The climax washing out doesn't help too much. By the time Nancy confronts Freddy for the last time, the movie's become too much about working out the rules of how he works and how to exploit them for an assumption of dream logic to kick in, and Freddy spends his entire time in the supposed real world chasing Nancy around like any other slasher villain could. Her realization that she only need stop believing in him to escape doesn't come from any character motivated place, and isn't afforded any time to breathe before diving into the finale. Whether you watch the original happy ending as Craven wrote it, or the studio mandated last-second twist, the power that idea holds is lost any way you slice it, either to anticlimax or a franchise-staging promise rendering it false. The whole thing seems a little bit rushed, the result of creativity or the budget running out, and leaves the film with only the surreal image of Nancy's mother sinking into the bed as a solid note for its final movements.

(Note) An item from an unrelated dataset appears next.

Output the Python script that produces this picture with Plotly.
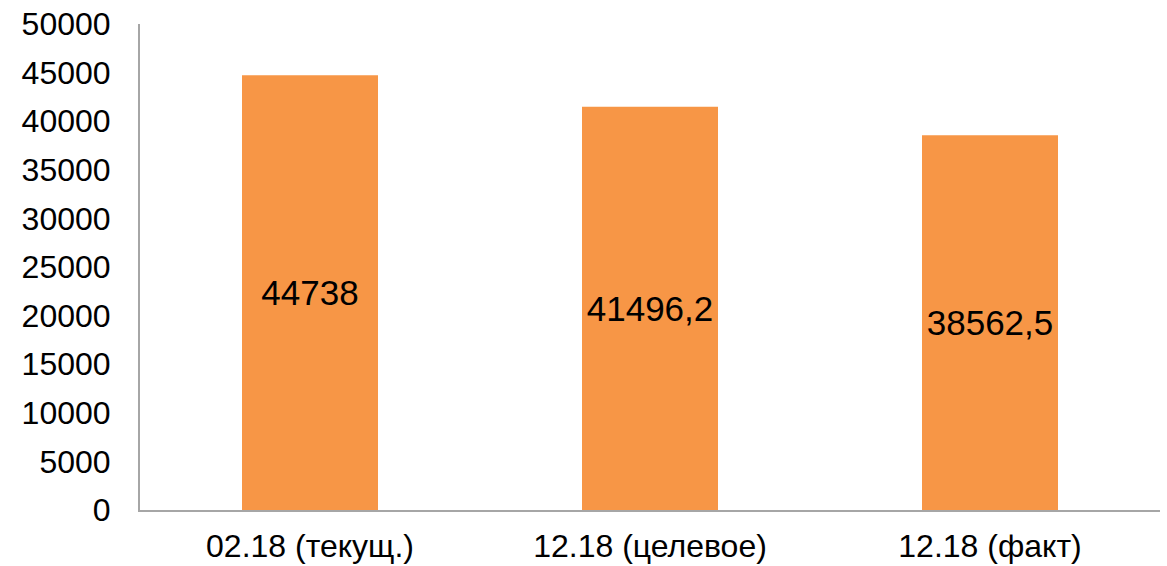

It's still effective as horror, mind. Between the uncertain nightmare structure, the two lead performances, and the creative use of special effects to enhance the ominous atmosphere, Craven crafted a heart-clenching scary movie through and through. Problem is, I can see a masterpiece of dual-layered storytelling just waiting for someone to acknowledge its presence lurking at the corners, and instead of leveraging that angle for additional discomfort and shock, the film dives into the mechanics of the spooky dream man for the sake of a cheap, "Ah-HA, it really DOESN'T work like that!" gotcha. I'd call this an example of a good-verging-on-great film let down by a missed opportunity to be more. A friend of mine told me the remake might be more my speed, since it both adopts the originally intended child molestation backstory and integrates mistrust of the parents into the central story. Then again, the remake also isn't generally regarded as that good, so I might just be overthinking the spooky scary nightmare boy.

(For some reason I can't explain, the final gag with the Freddy sunroof falls dead on arrival. It's weird.)